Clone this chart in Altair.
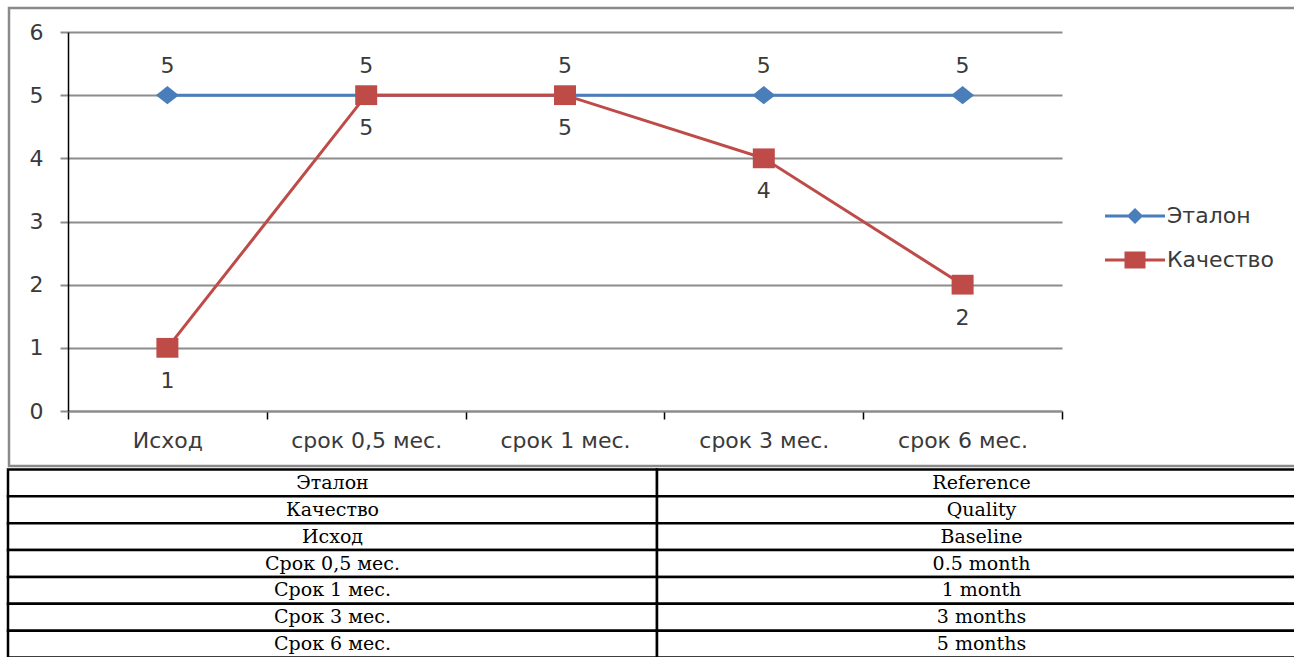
import altair as alt
import pandas as pd

# ---------------- data ----------------
categories = ["Исход", "срок 0,5 мес.", "срок 1 мес.", "срок 3 мес.", "срок 6 мес."]
series_names = ["Эталон", "Качество"]
etalon = [5, 5, 5, 5, 5]
kachestvo = [1, 5, 5, 4, 2]
y_ticks = [0, 1, 2, 3, 4, 5, 6]

table_left = ["Эталон", "Качество", "Исход", "Срок 0,5 мес.", "Срок 1 мес.", "Срок 3 мес.", "Срок 6 мес."]
table_right = ["Reference", "Quality", "Baseline", "0.5 month", "1 month", "3 months", "5 months"]
table_cols = ["ru", "en"]

# ---------------- style ----------------
BLUE = "#4A7EBB"
RED = "#BE4B48"
TXT = "#3A3A3A"
GRID = "#8C8C8C"
SANS = "DejaVu Sans"
SERIF = "DejaVu Serif"
FS = 22
W, H = 994, 379

DIAMOND_PT = "M0,-0.8L1,0L0,0.8L-1,0Z"
SQUARE_PT = "M-1,-0.9L1,-0.9L1,0.9L-1,0.9Z"
LEG_D = "M-3,0L3,0M0,-0.6L0.6,0L0,0.6L-0.6,0Z"
LEG_S = "M-3,0L3,0M-0.9,-0.7L0.9,-0.7L0.9,0.7L-0.9,0.7Z"

df_e = pd.DataFrame({"cat": categories, "value": etalon, "series": series_names[0]})
df_k = pd.DataFrame({"cat": categories, "value": kachestvo, "series": series_names[1]})

rows = []
for i, (l, r) in enumerate(zip(table_left, table_right)):
    rows.append({"col": table_cols[0], "row": i, "text": l})
    rows.append({"col": table_cols[1], "row": i, "text": r})
df_t = pd.DataFrame(rows)

# ---------------- encodings ----------------
x_enc = alt.X(
    "cat:N",
    sort=categories,
    scale=alt.Scale(type="band", domain=categories, paddingInner=0, paddingOuter=0),
    axis=alt.Axis(
        title=None, labelAngle=0, tickBand="extent", tickSize=8, tickColor="black",
        tickWidth=1.5, domainColor=GRID, domainWidth=2, labelFont=SANS,
        labelFontSize=FS, labelColor=TXT, labelPadding=11, grid=False,
    ),
)
y_enc = alt.Y(
    "value:Q",
    scale=alt.Scale(domain=[0, 6], nice=False, zero=True),
    axis=alt.Axis(
        title=None, values=y_ticks, format="d", grid=True, gridColor=GRID,
        gridWidth=2, domainColor="black", domainWidth=1.5, tickColor=GRID,
        tickWidth=2, tickSize=8, labelPadding=17, labelFont=SANS,
        labelFontSize=FS, labelColor=TXT,
    ),
)

T = "datum.value === '" + series_names[0] + "'"
legend = alt.Legend(
    title=None, orient="none", legendX=1055.5, legendY=172.5,
    symbolSize=400, symbolStrokeWidth=3, symbolOffset=0, labelOffset=20.5,
    rowPadding=18, labelFont=SANS, labelFontSize=FS, labelColor=TXT,
    symbolType=alt.ExprRef(expr=T + " ? '" + LEG_D + "' : '" + LEG_S + "'"),
    symbolFillColor=alt.ExprRef(expr=T + " ? '" + BLUE + "' : '" + RED + "'"),
    symbolStrokeColor=alt.ExprRef(expr=T + " ? '" + BLUE + "' : '" + RED + "'"),
    symbolOpacity=1,
)
color_enc = alt.Color(
    "series:N", scale=alt.Scale(domain=series_names, range=[BLUE, RED]), legend=legend
)

line_e = alt.Chart(df_e).mark_line(strokeWidth=3).encode(x=x_enc, y=y_enc, color=color_enc)
pts_e = alt.Chart(df_e).mark_point(
    shape=DIAMOND_PT, size=529, filled=True, color=BLUE, opacity=1, strokeWidth=0
).encode(x=x_enc, y=y_enc)
line_k = alt.Chart(df_k).mark_line(strokeWidth=3).encode(x=x_enc, y=y_enc, color=color_enc)
pts_k = alt.Chart(df_k).mark_point(
    shape=SQUARE_PT, size=484, filled=True, color=RED, opacity=1, strokeWidth=0
).encode(x=x_enc, y=y_enc)
lab_e = alt.Chart(df_e).mark_text(
    dy=-29, font=SANS, fontSize=FS, color=TXT, baseline="middle"
).encode(x=x_enc, y=y_enc, text="value:Q")
lab_k = alt.Chart(df_k).mark_text(
    dy=33, font=SANS, fontSize=FS, color=TXT, baseline="middle"
).encode(x=x_enc, y=y_enc, text="value:Q")

chart_part = alt.layer(line_e, pts_e, line_k, pts_k, lab_e, lab_k)

# frame around the chart area
frame = alt.Chart(pd.DataFrame({"a": [0]})).mark_rect(
    fill="white", fillOpacity=0, stroke="#8A8A8A", strokeWidth=2.5
).encode(x=alt.value(-59), x2=alt.value(1240), y=alt.value(-24), y2=alt.value(434))

# table below
tx = alt.X("col:N", sort=table_cols,
           scale=alt.Scale(type="band", domain=table_cols, range=[-60, 1238],
                           paddingInner=0, paddingOuter=0), axis=None)
ty = alt.Y("row:O",
           scale=alt.Scale(type="band", domain=list(range(len(table_left))),
                           range=[437.5, 625.5], paddingInner=0, paddingOuter=0), axis=None)
t_rect = alt.Chart(df_t).mark_rect(fill="white", stroke="black", strokeWidth=2.5).encode(x=tx, y=ty)
t_text = alt.Chart(df_t).mark_text(font=SERIF, fontSize=19, color="black", baseline="middle").encode(
    x=tx, y=ty, text="text:N")
table_part = alt.layer(t_rect, t_text)

chart = alt.layer(frame, chart_part, table_part).resolve_scale(
    x="independent", y="independent"
).properties(
    width=W, height=H,
    padding={"left": 68, "top": 32, "right": 1294 - 68 - W, "bottom": 657 - 32 - H},
    autosize=alt.AutoSizeParams(type="none"),
    background="white",
).configure_view(strokeWidth=0)

chart.save("out.html", embed_options={"renderer": "svg", "actions": False})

◆ The exercise
Write out each line of the listing above, exactly, from its first line to the line holding "import pandas as pd", inclusive. Skip the pictures.

◆ Exercise output
Clone this chart in Altair.
import altair as alt
import pandas as pd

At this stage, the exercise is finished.